Comments Sought as Feds Update IP Licensing Rules

     (CN) — Contemplating the first update to intellectual-property licensing guidelines in 21 years, the Justice Department has invited the public to weigh in.
     “Although the guidelines are sound, it is time to modernize them to reflect changes in the law since they were issued,” Acting Assistant Attorney General Renata Hesse said in a statement about the proposed update.
     The Justice Department’s Antitrust Division and the Federal Trade Commission issued the original antitrust guidelines on IP licensing back in 1995.
     Finding that the guidelines have been an “invaluable” enforcement tool in the intervening decades, the agencies said Friday that they are not trying to mess with a good thing.
     Without changing that approach to enforcement, however, the agencies said there is room to harmonize the guidelines with intervening changes in statutory and case law.
     “For example, Congress recently enacted the Defend Trade Secrets Act of 2016, creating for the first time a federal cause of action for misappropriation of trade secrets,” the Justice Department said in a statement.
     Officials have been living with certain other developments for much longer.
     In 1994, for example, when the IP licensing guidelines were on the verge of being issued, the Uruguay Round Agreements Act brought about 20-year patent terms, extended from a 17-year term from the date of grant.
     The Justice Department says copyright terms are also longer now than they were in 1995.
     Despite these changes, the Justice Department highlighted three basic principles of the IP licensing guidelines that it says remain soundly grounded.
     For one, “the agencies apply the same antitrust analysis to conduct involving intellectual property as to conduct involving other forms of property, taking into account the specific characteristics of a particular property right,” according to the DOJ’s release.
     The agencies also “do not presume that intellectual property creates market power,” and they recognize that IP licensing “is generally procompetitive.”
     “Licensing is a cornerstone of a strong system of IP rights because it offers one way that firms can maximize the value of their IP and realize an appropriate return on their investment,” FTC Chairwoman Edith Ramirez said in a statement. “These updated guidelines reaffirm our view that U.S. antitrust law leaves licensing decisions to IP owners, licensees, private negotiations and market forces unless there is evidence that the arrangement likely harms competition.”
     Plans for the update come nearly a decade after the FTC and DOJ released a 2007 joint report on the guidelines.
     The agencies emphasized that their proposed update does not expand the guidelines to reflect certain issues areas addressed in that 2007 report.

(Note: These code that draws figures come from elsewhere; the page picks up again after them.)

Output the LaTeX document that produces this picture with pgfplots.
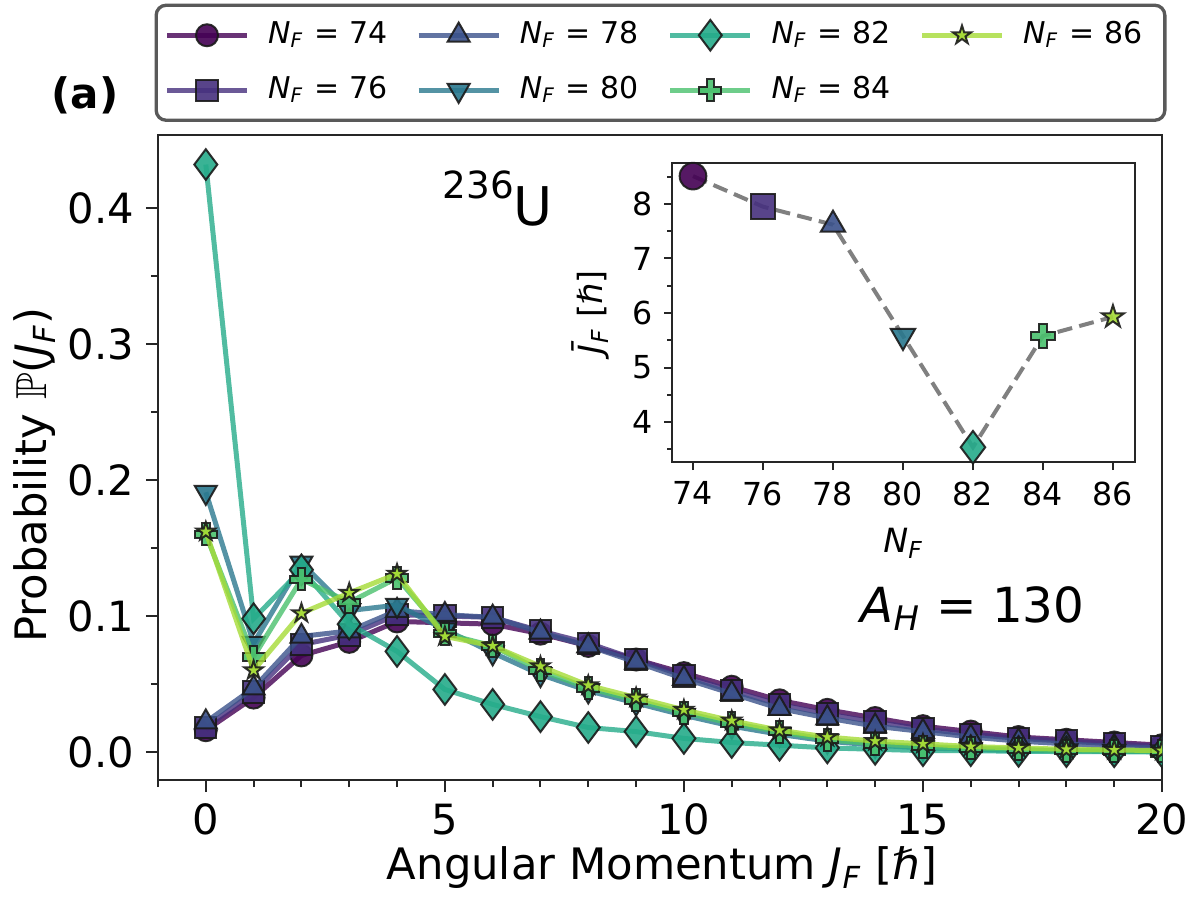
\documentclass[border=0pt]{standalone}
\usepackage{fontspec}
\setmainfont{DejaVu Sans}
\usepackage{amssymb}
\usepackage{pgfplots}
\pgfplotsset{compat=1.18}

\definecolor{c74}{HTML}{440154}
\definecolor{c76}{HTML}{46307E}
\definecolor{c78}{HTML}{3B528B}
\definecolor{c80}{HTML}{2A788E}
\definecolor{c82}{HTML}{25AB8A}
\definecolor{c84}{HTML}{4AC16D}
\definecolor{c86}{HTML}{A5DB36}
\definecolor{edge}{HTML}{1A1A1A}

\pgfdeclareplotmark{fplus}{%
  \pgfpathmoveto{\pgfqpoint{-0.34\pgfplotmarksize}{\pgfplotmarksize}}%
  \pgfpathlineto{\pgfqpoint{0.34\pgfplotmarksize}{\pgfplotmarksize}}%
  \pgfpathlineto{\pgfqpoint{0.34\pgfplotmarksize}{0.34\pgfplotmarksize}}%
  \pgfpathlineto{\pgfqpoint{\pgfplotmarksize}{0.34\pgfplotmarksize}}%
  \pgfpathlineto{\pgfqpoint{\pgfplotmarksize}{-0.34\pgfplotmarksize}}%
  \pgfpathlineto{\pgfqpoint{0.34\pgfplotmarksize}{-0.34\pgfplotmarksize}}%
  \pgfpathlineto{\pgfqpoint{0.34\pgfplotmarksize}{-\pgfplotmarksize}}%
  \pgfpathlineto{\pgfqpoint{-0.34\pgfplotmarksize}{-\pgfplotmarksize}}%
  \pgfpathlineto{\pgfqpoint{-0.34\pgfplotmarksize}{-0.34\pgfplotmarksize}}%
  \pgfpathlineto{\pgfqpoint{-\pgfplotmarksize}{-0.34\pgfplotmarksize}}%
  \pgfpathlineto{\pgfqpoint{-\pgfplotmarksize}{0.34\pgfplotmarksize}}%
  \pgfpathlineto{\pgfqpoint{-0.34\pgfplotmarksize}{0.34\pgfplotmarksize}}%
  \pgfpathclose\pgfusepathqfillstroke}
\pgfdeclareplotmark{fstar}{%
  \pgfpathmoveto{\pgfqpoint{0pt}{\pgfplotmarksize}}%
  \pgfpathlineto{\pgfqpoint{-0.2245\pgfplotmarksize}{0.309\pgfplotmarksize}}%
  \pgfpathlineto{\pgfqpoint{-0.9511\pgfplotmarksize}{0.309\pgfplotmarksize}}%
  \pgfpathlineto{\pgfqpoint{-0.3633\pgfplotmarksize}{-0.118\pgfplotmarksize}}%
  \pgfpathlineto{\pgfqpoint{-0.5878\pgfplotmarksize}{-0.809\pgfplotmarksize}}%
  \pgfpathlineto{\pgfqpoint{0pt}{-0.382\pgfplotmarksize}}%
  \pgfpathlineto{\pgfqpoint{0.5878\pgfplotmarksize}{-0.809\pgfplotmarksize}}%
  \pgfpathlineto{\pgfqpoint{0.3633\pgfplotmarksize}{-0.118\pgfplotmarksize}}%
  \pgfpathlineto{\pgfqpoint{0.9511\pgfplotmarksize}{0.309\pgfplotmarksize}}%
  \pgfpathlineto{\pgfqpoint{0.2245\pgfplotmarksize}{0.309\pgfplotmarksize}}%
  \pgfpathclose\pgfusepathqfillstroke}

\newcommand{\sub}[1]{\textsubscript{\textit{#1}}}
\newcommand{\NF}{\textit{N}\sub{F}}

\pgfplotsset{
  base/.style={line width=1.5pt, opacity=0.8},
  s74/.style={base, color=c74, mark=*, mark size=3.3pt, mark options={solid, fill=c74, draw=edge, line width=0.6pt, opacity=0.9}},
  s76/.style={base, color=c76, mark=square*, mark size=3.2pt, mark options={solid, fill=c76, draw=edge, line width=0.6pt, opacity=0.9}},
  s78/.style={base, color=c78, mark=triangle*, mark size=3.8pt, mark options={solid, fill=c78, draw=edge, line width=0.6pt, opacity=0.9}},
  s80/.style={base, color=c80, mark=triangle*, mark size=3.8pt, mark options={solid, fill=c80, draw=edge, line width=0.6pt, opacity=0.9, rotate=180}},
  s82/.style={base, color=c82, mark=diamond*, mark size=4.6pt, mark options={solid, fill=c82, draw=edge, line width=0.6pt, opacity=0.9}},
  s84/.style={base, color=c84, mark=fplus, mark size=3.3pt, mark options={solid, fill=c84, draw=edge, line width=0.6pt, opacity=0.9}},
  s86/.style={base, color=c86, mark=fstar, mark size=2.9pt, mark options={solid, fill=c86, draw=edge, line width=0.6pt, opacity=0.9}},
}

\pgfplotstableread{
J   p74    p76    p78    p80    p82    p84    p86
0   0.016  0.018  0.022  0.191  0.432  0.160  0.162
1   0.040  0.044  0.047  0.080  0.098  0.070  0.060
2   0.071  0.079  0.085  0.139  0.134  0.127  0.102
3   0.081  0.086  0.089  0.104  0.094  0.110  0.117
4   0.096  0.101  0.104  0.108  0.074  0.128  0.131
5   0.095  0.100  0.101  0.090  0.046  0.087  0.085
6   0.094  0.099  0.099  0.073  0.035  0.078  0.078
7   0.087  0.089  0.088  0.057  0.026  0.060  0.063
8   0.078  0.080  0.078  0.045  0.018  0.047  0.049
9   0.068  0.068  0.066  0.036  0.015  0.038  0.040
10  0.058  0.056  0.054  0.027  0.010  0.029  0.031
11  0.048  0.045  0.043  0.019  0.007  0.021  0.023
12  0.038  0.035  0.032  0.013  0.005  0.015  0.016
13  0.031  0.028  0.025  0.008  0.003  0.009  0.011
14  0.025  0.022  0.019  0.005  0.002  0.006  0.008
15  0.019  0.017  0.015  0.003  0.001  0.004  0.006
16  0.015  0.013  0.011  0.002  0.001  0.003  0.004
17  0.011  0.010  0.008  0.001  0.0005 0.002  0.003
18  0.009  0.008  0.006  0.001  0.0003 0.001  0.002
19  0.007  0.006  0.004  0.0005 0.0002 0.001  0.0015
20  0.005  0.004  0.003  0.0003 0.0001 0.0005 0.001
}\probtable

\begin{document}
\begin{tikzpicture}
\begin{axis}[
  at={(0,0)}, anchor=south west,
  scale only axis, width=301.2pt, height=193.5pt,
  xmin=-1, xmax=20, ymin=-0.0206, ymax=0.4537,
  xtick={0,5,10,15,20},
  minor xtick={-1,1,2,3,4,6,7,8,9,11,12,13,14,16,17,18,19},
  ytick={0,0.1,0.2,0.3,0.4},
  minor ytick={0.05,0.15,0.25,0.35},
  scaled y ticks=false,
  yticklabel style={/pgf/number format/fixed, /pgf/number format/precision=1, /pgf/number format/fixed zerofill},
  /pgf/number format/assume math mode=true,
  tick pos=left, tick align=outside,
  major tick length=3.6pt, minor tick length=2.1pt,
  every tick/.style={black!85, line width=0.6pt},
  axis line style={black!85, line width=0.6pt},
  tick label style={font=\fontsize{12.5}{14}\selectfont},
  label style={font=\fontsize{13}{15}\selectfont},
  xlabel={Angular Momentum \textit{J}\sub{F} [\textit{ℏ}]},
  ylabel={Probability $\mathbb{P}$(\textit{J}\sub{F})},
  xlabel style={at={(axis description cs:0.502,-0.1364)}, anchor=center},
  ylabel style={at={(axis description cs:-0.1225,0.473)}, anchor=center},
  clip marker paths=true,
  legend columns=4,
  legend cell align=left,
  legend image code/.code={\draw[mark repeat=2, mark phase=2] plot coordinates {(0pt,0pt) (12pt,0pt) (24pt,0pt)};},
  legend style={at={(axis description cs:0.5005,1.112)}, anchor=center,
    draw=black!65, line width=1pt, rounded corners=3pt,
    font=\fontsize{9}{11}\selectfont,
    inner xsep=2.5pt, inner ysep=2.5pt, row sep=3.5pt,
    nodes={text width=38pt, align=left, inner xsep=2pt, inner ysep=2pt, text height=7pt, text depth=2pt},
    /tikz/every odd column/.append style={column sep=3.6pt},
    /tikz/every even column/.append style={column sep=4.4pt}},
]
\addplot[s74, forget plot] table[x=J, y=p74] {\probtable};
\addplot[s76, forget plot] table[x=J, y=p76] {\probtable};
\addplot[s78, forget plot] table[x=J, y=p78] {\probtable};
\addplot[s80, forget plot] table[x=J, y=p80] {\probtable};
\addplot[s82, forget plot] table[x=J, y=p82] {\probtable};
\addplot[s84, forget plot] table[x=J, y=p84] {\probtable};
\addplot[s86, forget plot] table[x=J, y=p86] {\probtable};
\addlegendimage{s74}\addlegendentry{\NF{} = 74}
\addlegendimage{s78}\addlegendentry{\NF{} = 78}
\addlegendimage{s82}\addlegendentry{\NF{} = 82}
\addlegendimage{s86}\addlegendentry{\NF{} = 86}
\addlegendimage{s76}\addlegendentry{\NF{} = 76}
\addlegendimage{s80}\addlegendentry{\NF{} = 80}
\addlegendimage{s84}\addlegendentry{\NF{} = 84}
\end{axis}

\begin{axis}[
  at={(154.2pt,95.4pt)}, anchor=south west,
  scale only axis, width=138.9pt, height=89.7pt,
  xmin=73.4, xmax=86.63, ymin=3.27, ymax=8.75,
  xtick={74,76,78,80,82,84,86},
  ytick={4,5,6,7,8},
  minor ytick={3.5,4.5,5.5,6.5,7.5,8.5},
  /pgf/number format/assume math mode=true,
  tick pos=left, tick align=outside,
  major tick length=2.4pt, minor tick length=1.4pt,
  every tick/.style={black!85, line width=0.6pt},
  axis line style={black!85, line width=0.6pt},
  axis background/.style={fill=white},
  tick label style={font=\fontsize{9.5}{11}\selectfont},
  label style={font=\fontsize{10}{12}\selectfont},
  xlabel={\NF},
  ylabel={\textit{\=J}\sub{F} [\textit{ℏ}]},
  clip=false,
]
\addplot[color=gray, line width=1.2pt, dash pattern=on 4.5pt off 2.2pt] coordinates {
 (74,8.51) (76,7.95) (78,7.62) (80,5.58) (82,3.54) (84,5.58) (86,5.93)};
\addplot[s74, only marks, mark size=4.0pt] coordinates {(74,8.51)};
\addplot[s76, only marks, mark size=3.7pt] coordinates {(76,7.95)};
\addplot[s78, only marks, mark size=4.2pt] coordinates {(78,7.62)};
\addplot[s80, only marks, mark size=4.2pt] coordinates {(80,5.58)};
\addplot[s82, only marks, mark size=4.9pt] coordinates {(82,3.54)};
\addplot[s84, only marks, mark size=3.6pt] coordinates {(84,5.58)};
\addplot[s86, only marks, mark size=3.5pt] coordinates {(86,5.93)};
\end{axis}

\node[anchor=center, inner sep=0pt, font=\fontsize{12.6}{14}\selectfont\bfseries] at (-21.9pt,205.5pt) {(a)};
\node[anchor=base west, inner sep=0pt, font=\fontsize{16}{18}\selectfont] at (85.2pt,166.5pt) {\raisebox{8pt}{\fontsize{11.2}{12}\selectfont 236}U};
\node[anchor=base west, inner sep=0pt, font=\fontsize{14.5}{16}\selectfont] at (210.6pt,47.4pt) {\textit{A}\sub{H} = 130};

\pgfresetboundingbox
\path[use as bounding box] (-47.4pt,-34.8pt) rectangle (308.7pt,234pt);
\end{tikzpicture}
\end{document}
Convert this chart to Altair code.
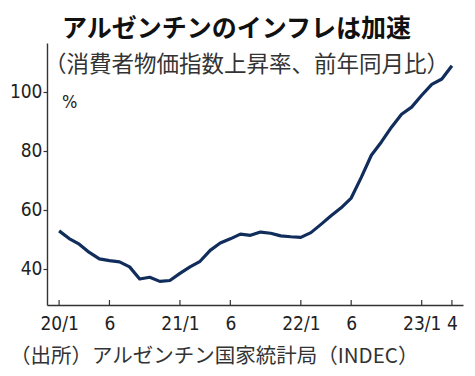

     Two Supreme Court cases that developed the case law on IP licensing warrant attention, as well, the agencies said.
     Both cases — Illinois Tool Works Inc. v. Independent Ink Inc. and Leegin Creative Leather Products Inc. v. PSKS Inc. — are over a decade old.
     The agencies said the 2006 case, Illinois Tool Works, supported their view “that a patent does not necessarily confer market power on the patentee.”
     Leegin, which was decided a year later, meanwhile overturned a nearly century-old view of per se illegality.
     The agencies say this precedent “held that resale price maintenance (RPM) agreements should be evaluated under the rule of reason.”
     “The IP Licensing Guidelines therefore have been amended to reflect rule-of-reason treatment of vertical price agreements,” according to the Aug. 12 statement.
     A more modern report that the new update reflects is the FTC’s 2011 paper on the “Evolving IP Marketplace.”
     The agencies they also considered the 2010 Horizontal Merger Guidelines in proprosing an update to the analysis of markets affected by licensing arrangements.
     “The proposed update retains the concept of ‘innovation markets,’ but refers to them as ‘Research and Development Markets’ to more accurately reflect how these markets have been defined in enforcement actions,” according to the Aug. 12 statement.
     New language in the proposed guidelines are meant “to reinforce their longstanding view that ‘the antitrust laws generally do not impose liability upon a firm for a unilateral refusal to assist its competitors, in part because doing so may undermine incentives for investment and innovation.'”
     Attorneys, economists, academics, consumer groups and the business community are among members of the public whose comment on the proposed guidelines the government seeks.